> **Written task**:
Your task is to print exactly the lines from the line that contains "Reproduce this chart with Apache ECharts." through the line that contains "function spaced(s, sp)", with pictures left out.
--- --- ---
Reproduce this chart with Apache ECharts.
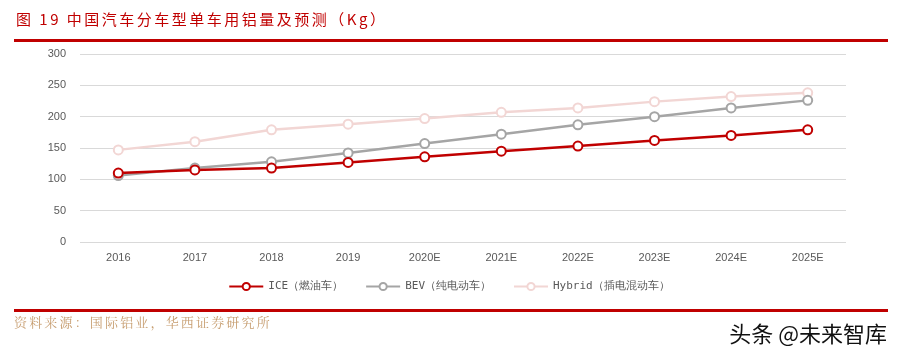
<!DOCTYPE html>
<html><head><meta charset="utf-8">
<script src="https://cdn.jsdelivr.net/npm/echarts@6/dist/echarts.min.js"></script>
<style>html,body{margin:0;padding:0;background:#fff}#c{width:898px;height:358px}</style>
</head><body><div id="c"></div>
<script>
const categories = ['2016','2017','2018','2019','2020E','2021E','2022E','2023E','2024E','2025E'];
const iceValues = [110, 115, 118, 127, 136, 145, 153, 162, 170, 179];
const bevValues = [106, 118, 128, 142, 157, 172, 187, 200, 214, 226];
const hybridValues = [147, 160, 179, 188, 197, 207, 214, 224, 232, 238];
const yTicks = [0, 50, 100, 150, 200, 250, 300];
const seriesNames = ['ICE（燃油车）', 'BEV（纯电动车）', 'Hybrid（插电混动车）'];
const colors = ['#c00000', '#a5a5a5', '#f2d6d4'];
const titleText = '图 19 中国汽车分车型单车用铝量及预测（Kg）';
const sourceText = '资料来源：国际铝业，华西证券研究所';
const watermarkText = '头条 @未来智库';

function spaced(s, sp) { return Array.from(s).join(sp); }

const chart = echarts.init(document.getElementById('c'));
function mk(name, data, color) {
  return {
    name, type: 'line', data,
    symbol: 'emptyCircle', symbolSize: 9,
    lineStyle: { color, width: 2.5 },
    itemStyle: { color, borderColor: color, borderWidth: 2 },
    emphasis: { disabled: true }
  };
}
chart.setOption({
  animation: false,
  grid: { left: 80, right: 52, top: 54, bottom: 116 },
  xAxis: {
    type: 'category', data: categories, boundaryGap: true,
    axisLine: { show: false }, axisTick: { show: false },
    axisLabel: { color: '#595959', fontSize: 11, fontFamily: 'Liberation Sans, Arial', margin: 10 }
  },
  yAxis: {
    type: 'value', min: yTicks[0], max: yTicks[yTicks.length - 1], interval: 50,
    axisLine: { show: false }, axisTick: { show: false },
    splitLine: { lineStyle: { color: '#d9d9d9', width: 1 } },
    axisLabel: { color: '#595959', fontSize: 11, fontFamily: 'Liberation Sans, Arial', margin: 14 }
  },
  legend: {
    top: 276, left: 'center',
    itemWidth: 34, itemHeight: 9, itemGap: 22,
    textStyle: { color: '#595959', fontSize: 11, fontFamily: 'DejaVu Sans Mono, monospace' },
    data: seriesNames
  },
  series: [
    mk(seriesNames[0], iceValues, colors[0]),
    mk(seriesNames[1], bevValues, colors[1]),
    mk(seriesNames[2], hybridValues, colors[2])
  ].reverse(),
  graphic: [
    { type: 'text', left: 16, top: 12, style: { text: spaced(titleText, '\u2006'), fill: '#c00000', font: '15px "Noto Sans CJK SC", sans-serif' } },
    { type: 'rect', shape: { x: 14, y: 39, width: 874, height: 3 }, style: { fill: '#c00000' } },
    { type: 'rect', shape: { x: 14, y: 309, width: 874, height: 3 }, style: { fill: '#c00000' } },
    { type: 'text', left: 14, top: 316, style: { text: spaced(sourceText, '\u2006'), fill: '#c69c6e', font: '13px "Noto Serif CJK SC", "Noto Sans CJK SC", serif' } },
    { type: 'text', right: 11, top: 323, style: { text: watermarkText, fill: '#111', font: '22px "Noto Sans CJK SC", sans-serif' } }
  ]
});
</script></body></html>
--- --- ---
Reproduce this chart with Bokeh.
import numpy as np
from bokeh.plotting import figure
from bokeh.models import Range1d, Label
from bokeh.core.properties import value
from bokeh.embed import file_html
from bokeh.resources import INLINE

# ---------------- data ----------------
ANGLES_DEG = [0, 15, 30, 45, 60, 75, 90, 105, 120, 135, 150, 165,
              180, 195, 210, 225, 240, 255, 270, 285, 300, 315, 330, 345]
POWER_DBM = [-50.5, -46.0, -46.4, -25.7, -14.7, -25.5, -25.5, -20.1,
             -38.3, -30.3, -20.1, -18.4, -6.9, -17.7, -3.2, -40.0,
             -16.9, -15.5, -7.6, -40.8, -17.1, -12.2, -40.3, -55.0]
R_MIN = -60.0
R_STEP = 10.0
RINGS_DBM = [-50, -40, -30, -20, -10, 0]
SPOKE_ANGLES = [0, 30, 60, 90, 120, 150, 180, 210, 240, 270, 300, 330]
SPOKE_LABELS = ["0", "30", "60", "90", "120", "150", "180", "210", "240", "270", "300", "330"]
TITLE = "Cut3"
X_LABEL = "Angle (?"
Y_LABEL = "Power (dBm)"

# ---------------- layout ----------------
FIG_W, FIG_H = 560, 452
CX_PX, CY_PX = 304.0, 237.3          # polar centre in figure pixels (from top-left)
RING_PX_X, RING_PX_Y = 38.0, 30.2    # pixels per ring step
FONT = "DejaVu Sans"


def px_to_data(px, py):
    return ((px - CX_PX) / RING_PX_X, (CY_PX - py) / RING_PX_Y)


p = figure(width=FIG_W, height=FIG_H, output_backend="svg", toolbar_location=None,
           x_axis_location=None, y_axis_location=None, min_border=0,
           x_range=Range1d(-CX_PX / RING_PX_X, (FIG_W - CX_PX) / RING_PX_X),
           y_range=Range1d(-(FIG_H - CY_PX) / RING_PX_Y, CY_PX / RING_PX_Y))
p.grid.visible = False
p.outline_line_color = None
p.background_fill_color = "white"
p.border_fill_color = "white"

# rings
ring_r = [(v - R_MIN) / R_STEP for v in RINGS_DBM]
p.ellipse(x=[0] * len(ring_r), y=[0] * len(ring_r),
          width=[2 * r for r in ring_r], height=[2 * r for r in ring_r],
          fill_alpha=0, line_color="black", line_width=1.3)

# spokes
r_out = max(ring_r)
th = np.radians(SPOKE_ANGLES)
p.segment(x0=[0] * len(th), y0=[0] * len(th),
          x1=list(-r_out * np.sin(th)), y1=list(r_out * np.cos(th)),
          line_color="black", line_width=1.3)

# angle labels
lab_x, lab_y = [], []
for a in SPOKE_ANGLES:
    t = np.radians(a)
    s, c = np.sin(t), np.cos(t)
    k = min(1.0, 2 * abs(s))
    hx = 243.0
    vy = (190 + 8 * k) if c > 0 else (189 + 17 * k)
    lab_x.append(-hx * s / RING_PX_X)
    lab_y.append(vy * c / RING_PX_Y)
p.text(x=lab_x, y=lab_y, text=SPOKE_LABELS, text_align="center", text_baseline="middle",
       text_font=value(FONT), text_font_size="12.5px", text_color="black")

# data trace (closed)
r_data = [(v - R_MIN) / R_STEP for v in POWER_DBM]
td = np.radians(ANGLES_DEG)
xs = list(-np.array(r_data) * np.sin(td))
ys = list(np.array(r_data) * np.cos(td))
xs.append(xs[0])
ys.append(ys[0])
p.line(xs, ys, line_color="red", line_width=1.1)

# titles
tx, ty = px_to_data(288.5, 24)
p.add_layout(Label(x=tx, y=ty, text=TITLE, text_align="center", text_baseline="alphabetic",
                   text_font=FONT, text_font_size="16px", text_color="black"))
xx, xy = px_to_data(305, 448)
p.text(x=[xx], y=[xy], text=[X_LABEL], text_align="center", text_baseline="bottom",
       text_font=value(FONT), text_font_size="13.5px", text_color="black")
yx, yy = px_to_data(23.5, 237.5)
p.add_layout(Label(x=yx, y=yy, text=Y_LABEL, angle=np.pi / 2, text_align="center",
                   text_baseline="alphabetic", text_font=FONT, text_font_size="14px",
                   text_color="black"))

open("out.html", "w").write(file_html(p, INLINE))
--- --- ---
> **Response**:
Reproduce this chart with Apache ECharts.
<!DOCTYPE html>
<html><head><meta charset="utf-8">
<script src="https://cdn.jsdelivr.net/npm/echarts@6/dist/echarts.min.js"></script>
<style>html,body{margin:0;padding:0;background:#fff}#c{width:898px;height:358px}</style>
</head><body><div id="c"></div>
<script>
const categories = ['2016','2017','2018','2019','2020E','2021E','2022E','2023E','2024E','2025E'];
const iceValues = [110, 115, 118, 127, 136, 145, 153, 162, 170, 179];
const bevValues = [106, 118, 128, 142, 157, 172, 187, 200, 214, 226];
const hybridValues = [147, 160, 179, 188, 197, 207, 214, 224, 232, 238];
const yTicks = [0, 50, 100, 150, 200, 250, 300];
const seriesNames = ['ICE（燃油车）', 'BEV（纯电动车）', 'Hybrid（插电混动车）'];
const colors = ['#c00000', '#a5a5a5', '#f2d6d4'];
const titleText = '图 19 中国汽车分车型单车用铝量及预测（Kg）';
const sourceText = '资料来源：国际铝业，华西证券研究所';
const watermarkText = '头条 @未来智库';

function spaced(s, sp) { return Array.from(s).join(sp); }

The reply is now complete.